The 2nd Respondent had raised the point that though Captain I.D Bashir was junior and therefore disqualified, the fact that in keeping with Section 129 (b) of the Armed Forces Act 2004 the quorum was in order with the president and two other members, the competence of the Court was not impugned. That argument, in my view, would not stand in the light of what is required for the jurisdiction of a court property constituted as has become trite, that is, once a member is disqualified and the panel or court goes on with the proceedings, everything done by that Court would collapse as the disqualification of anyone or more members renders the entire court incompetent and without jurisdiction. Section 133 of the Armed Forces Act so provided and the cases of Madukolu v Nkemdilim (supra); Agbiti v. Nigerian Army (supra) have ensured the mandatoriness of the compliance and not those defects that are redeemable or could be waived or treated as a mere irregularity not going to the root.
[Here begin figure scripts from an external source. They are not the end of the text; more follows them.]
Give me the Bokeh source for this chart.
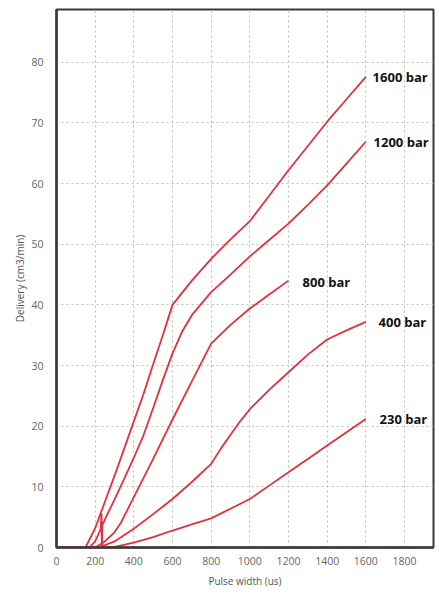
from bokeh.plotting import figure
from bokeh.models import Range1d, FixedTicker, Label
from bokeh.embed import file_html
from bokeh.resources import INLINE

# ---- data ----
x_1600 = [0, 150, 200, 250, 300, 350, 400, 450, 500, 550, 600, 700, 800, 900, 1000, 1100, 1200, 1300, 1400, 1500, 1600]
y_1600 = [0, 0, 3.2, 7.5, 11.8, 16.3, 20.8, 25.3, 30.2, 35.0, 40.0, 44.0, 47.6, 50.8, 53.8, 58.0, 62.2, 66.2, 70.2, 73.9, 77.6]

x_1200 = [0, 170, 200, 228, 233, 235, 237, 250, 300, 350, 400, 450, 500, 550, 600, 650, 700, 800, 900, 1000, 1100, 1200, 1300, 1400, 1500, 1600]
y_1200 = [0, 0, 1.0, 3.0, 5.6, -2.4, 3.7, 4.6, 7.9, 11.3, 14.8, 18.5, 23.0, 27.6, 32.0, 35.6, 38.3, 42.1, 45.0, 48.0, 50.7, 53.4, 56.5, 59.7, 63.3, 66.9]

x_800 = [0, 200, 250, 300, 330, 400, 500, 600, 700, 800, 900, 1000, 1100, 1200]
y_800 = [0, 0, 1.0, 2.5, 3.9, 8.3, 14.6, 21.1, 27.4, 33.6, 36.7, 39.4, 41.7, 44.0]

x_400 = [0, 220, 300, 400, 500, 600, 700, 800, 850, 900, 950, 1000, 1100, 1200, 1300, 1400, 1500, 1600]
y_400 = [0, 0, 1.0, 3.1, 5.5, 8.0, 10.8, 13.8, 16.3, 18.6, 20.8, 22.8, 26.0, 28.9, 31.8, 34.3, 35.8, 37.2]

x_230 = [0, 300, 400, 500, 600, 700, 800, 900, 1000, 1100, 1200, 1300, 1400, 1500, 1600]
y_230 = [0, 0.1, 0.8, 1.7, 2.8, 3.8, 4.8, 6.4, 8.0, 10.2, 12.4, 14.6, 16.8, 19.0, 21.2]

series = [
    ("1600 bar", x_1600, y_1600, 1635, 77.5),
    ("1200 bar", x_1200, y_1200, 1640, 66.8),
    ("800 bar", x_800, y_800, 1273, 43.8),
    ("400 bar", x_400, y_400, 1666, 37.2),
    ("230 bar", x_230, y_230, 1671, 21.2),
]

x_ticks = [0, 200, 400, 600, 800, 1000, 1200, 1400, 1600, 1800]
y_ticks = [0, 10, 20, 30, 40, 50, 60, 70, 80]

RED = "#e0323c"
FONT = "Open Sans"

p = figure(width=437, height=604, output_backend="svg", toolbar_location=None,
           x_range=Range1d(0, 1950), y_range=Range1d(0, 88.7),
           min_border_left=56, min_border_right=4, min_border_top=9, min_border_bottom=57)

p.background_fill_color = "white"
p.border_fill_color = "white"
p.outline_line_color = "#3a3a3a"
p.outline_line_width = 2

for name, xs, ys, lx, ly in series:
    p.line(xs, ys, line_color=RED, line_width=1.8)
    p.add_layout(Label(x=lx, y=ly, text=name, text_font=FONT, text_font_size="13px",
                       text_font_style="bold", text_color="#111111", text_baseline="middle"))

p.xaxis.ticker = FixedTicker(ticks=x_ticks)
p.yaxis.ticker = FixedTicker(ticks=y_ticks)

for ax in (p.xaxis, p.yaxis):
    ax.axis_line_color = "#3a3a3a"
    ax.axis_line_width = 2.5
    ax.major_tick_line_color = None
    ax.minor_tick_line_color = None
    ax.major_label_text_font = FONT
    ax.major_label_text_font_size = "10.5px"
    ax.major_label_text_color = "#666666"
    ax.axis_label_text_font = FONT
    ax.axis_label_text_font_size = "10px"
    ax.axis_label_text_color = "#555555"
    ax.axis_label_text_font_style = "normal"

p.xaxis.axis_label = "Pulse width (us)"
p.yaxis.axis_label = "Delivery (cm3/min)"
p.xaxis.major_label_standoff = 3
p.yaxis.major_label_standoff = 7
p.xaxis.axis_label_standoff = 6
p.yaxis.axis_label_standoff = 1

p.xgrid.ticker = FixedTicker(ticks=x_ticks)
p.ygrid.ticker = FixedTicker(ticks=y_ticks)
for g in (p.xgrid, p.ygrid):
    g.grid_line_color = "#bdbdbd"
    g.grid_line_dash = "2 3"
    g.grid_line_width = 1

# window tab captions at the bottom
p.add_layout(Label(x=-205, y=-8.2, text="Tester", text_font=FONT, text_font_size="6.5px",
                   text_color="#333333", text_baseline="middle"))
p.add_layout(Label(x=-41, y=-8.2, text="Graph", text_font=FONT, text_font_size="6.5px",
                   text_color="#333333", text_baseline="middle"))

open("out.html", "w").write(file_html(p, INLINE))
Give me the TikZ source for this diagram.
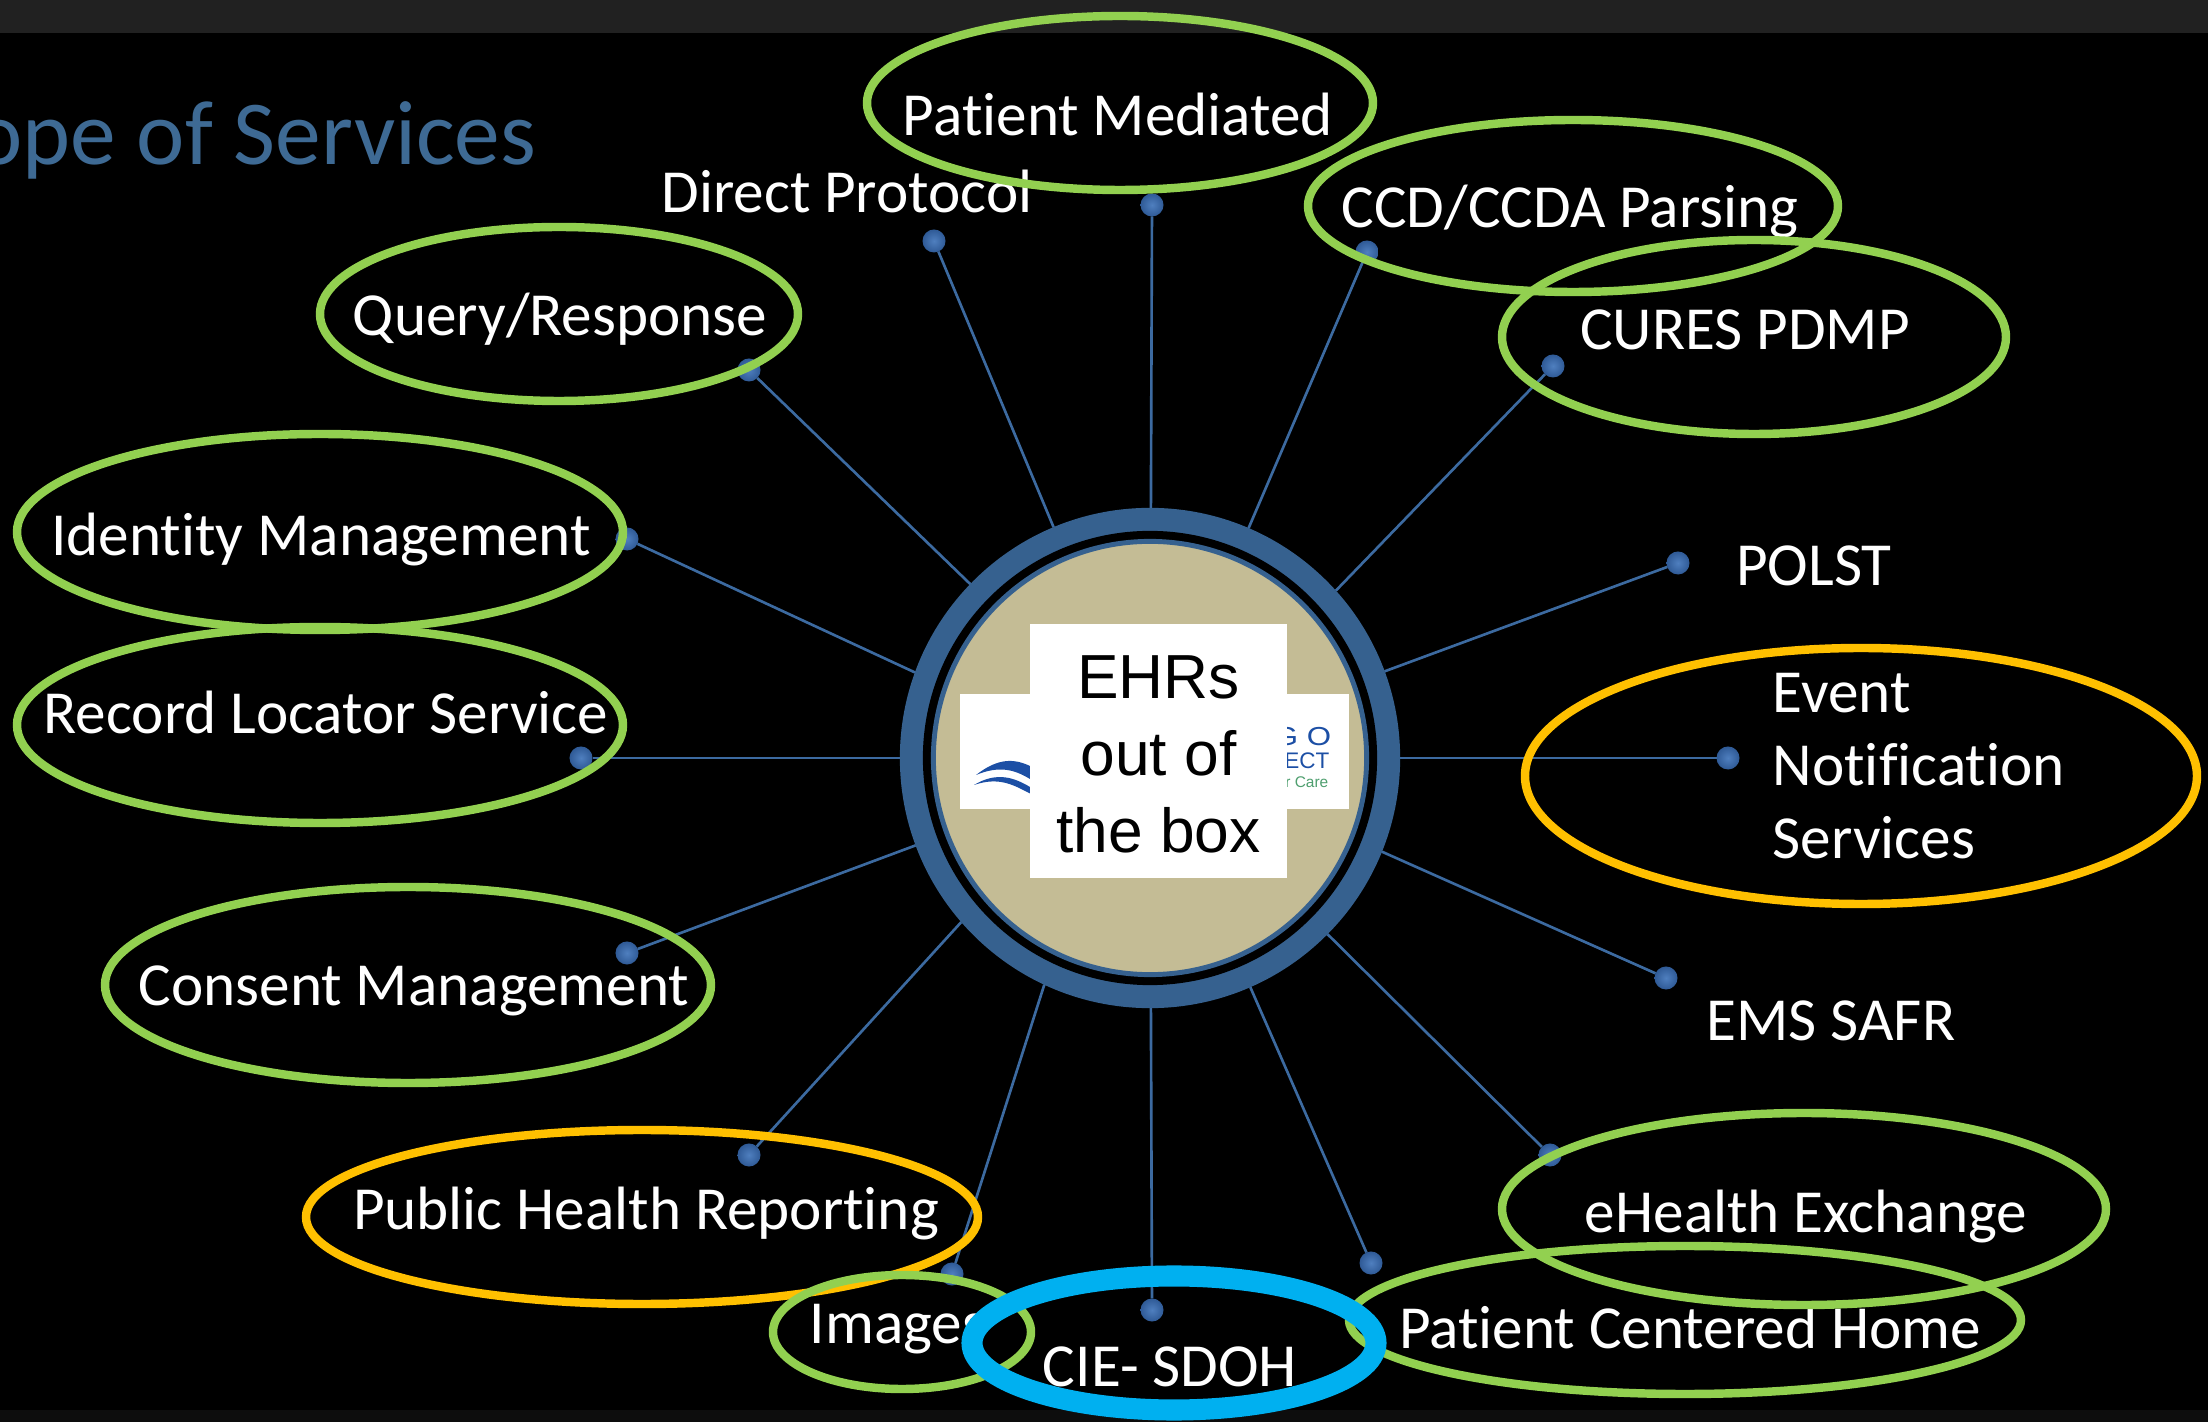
\documentclass[tikz,border=0pt]{standalone}
\usepackage{fontspec}
\setmainfont[Ligatures=NoCommon]{Carlito}
\newfontfamily\arialfont{Liberation Sans}
\usetikzlibrary{calc}
\definecolor{ringblue}{HTML}{36618F}
\definecolor{spokeblue}{HTML}{3C6AA0}
\definecolor{dotcore}{HTML}{4F7FBF}
\definecolor{dotedge}{HTML}{2F5A96}
\definecolor{titleblue}{HTML}{3E6A94}
\definecolor{hubtan}{HTML}{C4BC95}
\definecolor{ringgreen}{HTML}{92D050}
\definecolor{ringorange}{HTML}{FFC000}
\definecolor{ringcyan}{HTML}{00B0F0}
\definecolor{logoblue}{HTML}{1C4FA5}
\definecolor{logogreen}{HTML}{4F9F6F}
\definecolor{bandgrey}{HTML}{212121}
\definecolor{banddark}{HTML}{0D0D0D}
\tikzset{
	hubnode/.style={circle, inner sep=0pt, outer sep=0pt},
	spoke/.style={line width=0.75pt, color=spokeblue},
	dotnode/.style={circle, inner sep=0pt, outer sep=0pt, minimum size=0.23cm, inner color=dotcore, outer color=dotedge},
	label/.style={inner sep=0pt, text=white, font=\fontsize{17.4}{21}\selectfont},
	greenring/.style={line width=2.4pt, color=ringgreen},
	orangering/.style={line width=2.4pt, color=ringorange},
	cyanring/.style={line width=6pt, color=ringcyan}
}

\begin{document}
\begin{tikzpicture}[x=0.01cm, y=-0.01cm]
			%%%%% START %%%%%
			
			\useasboundingbox (0, 0) rectangle (2208, 1422);
			\fill[black] (0, 0) rectangle (2208, 1422);
			\fill[bandgrey] (0, 0) rectangle (2208, 33);
			\fill[banddark] (0, 1410) rectangle (2208, 1422);
			
			\node[anchor=base east, inner sep=0pt, text=titleblue, font=\fontsize{26}{30}\selectfont] (title) at (537, 165) {Scope of Services};
			
			% hub
			\node[hubnode, fill=ringblue, minimum size=5cm] (hub) at (1150, 758) {};
			\node[hubnode, fill=black, minimum size=4.54cm] (hubgap) at (hub) {};
			\node[hubnode, fill=hubtan, draw=ringblue, line width=1.4pt, minimum size=4.33cm] (hubcore) at (hub) {};
			
			% logo
			\node[fill=white, inner sep=0pt, minimum width=3.89cm, minimum height=1.15cm] (logobox) at (1154.5, 751.5) {};
			\fill[logoblue] (976, 775) .. controls (999, 757) and (1015, 759) .. (1030, 766) -- (1030, 779) .. controls (1015, 770) and (1000, 765) .. (976, 775);
			\fill[logoblue] (974, 785) .. controls (997, 771) and (1015, 778) .. (1030, 787) -- (1030, 793.5) .. controls (1015, 786) and (1000, 776) .. (974, 785);
			\node[anchor=east, inner sep=0pt, text=logoblue, xscale=1.2, font=\arialfont\fontsize{7.4}{8}\selectfont] (logotop) at (1332, 737) {G O};
			\node[anchor=east, inner sep=0pt, text=logoblue, font=\arialfont\fontsize{6.4}{7}\selectfont] (logomid) at (1330, 761) {ECT};
			\node[anchor=east, inner sep=0pt, text=logogreen, font=\arialfont\fontsize{4.4}{5}\selectfont] (logolow) at (1329, 782) {r Care};
			
			\node[fill=white, inner sep=0pt, minimum width=2.57cm, minimum height=2.53cm] (ehrbox) at (1158.5, 751) {};
			\node[inner sep=0pt, align=center, text=black, font=\arialfont\fontsize{17.7}{21.9}\selectfont] (ehrtext) at (1158.5, 754) {EHRs\\out of\\the box};
			
			% dots
			\node[dotnode] (dotMediated) at (1152, 205) {};
			\node[dotnode] (dotDirect) at (934, 241) {};
			\node[dotnode] (dotParsing) at (1367, 252) {};
			\node[dotnode] (dotCures) at (1553, 366) {};
			\node[dotnode] (dotPolst) at (1678, 563) {};
			\node[dotnode] (dotEvent) at (1728, 758) {};
			\node[dotnode] (dotSafr) at (1666, 978) {};
			\node[dotnode] (dotExchange) at (1550, 1155) {};
			\node[dotnode] (dotHome) at (1371, 1263) {};
			\node[dotnode] (dotSdoh) at (1152, 1310) {};
			\node[dotnode] (dotImages) at (952, 1274) {};
			\node[dotnode] (dotReporting) at (749, 1155) {};
			\node[dotnode] (dotConsent) at (627, 953) {};
			\node[dotnode] (dotLocator) at (581, 758) {};
			\node[dotnode] (dotIdentity) at (627, 539) {};
			\node[dotnode] (dotQuery) at (749, 370) {};
			
			% spokes
			\draw[spoke] (hub) -- (dotMediated);
			\draw[spoke] (hub) -- (dotDirect);
			\draw[spoke] (hub) -- (dotParsing);
			\draw[spoke] (hub.42.7) -- (dotCures);
			\draw[spoke] (hub) -- (dotPolst);
			\draw[spoke] (hub) -- (dotEvent);
			\draw[spoke] (hub.338.4) -- (dotSafr);
			\draw[spoke] (hub) -- (dotExchange);
			\draw[spoke] (hub) -- (dotHome);
			\draw[spoke] (hub) -- (dotSdoh);
			\draw[spoke] (hub.245.7) -- (dotImages);
			\draw[spoke] (hub.221.4) -- (dotReporting);
			\draw[spoke] (hub) -- (dotConsent);
			\draw[spoke] (hub) -- (dotLocator);
			\draw[spoke] (hub.160.3) -- (dotIdentity);
			\draw[spoke] (hub) -- (dotQuery);
			
			% labels
			\node[label] (textMediated) at (1118, 114) {Patient Mediated};
			\node[label] (textDirect) at (847, 191) {Direct Protocol};
			\node[label] (textParsing) at (1570, 212) {CCD/CCDA Parsing};
			\node[label] (textCures) at (1745, 330) {CURES PDMP};
			\node[label] (textPolst) at (1814, 566) {POLST};
			\node[label, anchor=west, align=left, font=\fontsize{17.4}{20.8}\selectfont] (textEvent) at (1772, 766) {Event\\Notification\\Services};
			\node[label] (textSafr) at (1831, 1021) {EMS SAFR};
			\node[label] (textExchange) at (1806, 1217) {eHealth Exchange};
			\node[label] (textHome) at (1690, 1327) {Patient Centered Home};
			\node[label] (textSdoh) at (1170, 1367) {CIE- SDOH};
			\node[label] (textImages) at (898, 1329) {Images};
			\node[label] (textReporting) at (646, 1214) {Public Health Reporting};
			\node[label] (textConsent) at (414, 991) {Consent Management};
			\node[label] (textLocator) at (326, 712) {Record Locator Service};
			\node[label] (textIdentity) at (321, 540) {Identity Management};
			\node[label] (textQuery) at (560, 319) {Query/Response};
			
			% rings
			\draw[greenring] (1120, 103) ellipse [x radius=253, y radius=87];
			\draw[greenring] (1573, 206) ellipse [x radius=265, y radius=86];
			\draw[greenring] (1754, 337) ellipse [x radius=252, y radius=97];
			\draw[greenring] (559, 314) ellipse [x radius=239, y radius=87];
			\draw[greenring] (320, 532) ellipse [x radius=303, y radius=98];
			\draw[greenring] (320, 725) ellipse [x radius=303, y radius=98];
			\draw[greenring] (408, 985) ellipse [x radius=303, y radius=98];
			\draw[orangering] (642, 1217) ellipse [x radius=336, y radius=87];
			\draw[greenring] (902, 1332) ellipse [x radius=129, y radius=57];
			\draw[greenring] (1685, 1320) ellipse [x radius=336, y radius=74];
			\draw[greenring] (1804, 1209) ellipse [x radius=302, y radius=96];
			\draw[orangering] (1861, 776) ellipse [x radius=336, y radius=128];
			\draw[cyanring] (1174, 1343) ellipse [x radius=202, y radius=67];
			
			%%%%% END %%%%%
		\end{tikzpicture}
\end{document}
Before I conclude, I must say, this is one of those instances where the Supreme Court or an Appellate Court so positioned can intervene and disturb the concurrent findings and conclusions of two courts below. The reasons herein are that there has been a violation of some principles of law and procedure which have created a miscarriage of justice and so leaving me no option than to chart a different route. I rely on Alhaji Ganiyu Martins v. Commissioner of Police (2012) 12 MJSC (Pt.11) 73 at 93-94.

From the above, this appeal is meritorious and I allow it, I set aside the judgment of the Court of Appeal which had affirmed the decision, conviction and sentence of the Appellant. The Special Court Martial lacking in competence and thereby acting without jurisdiction, all its proceedings have accordingly been nullified, and hereby struck out.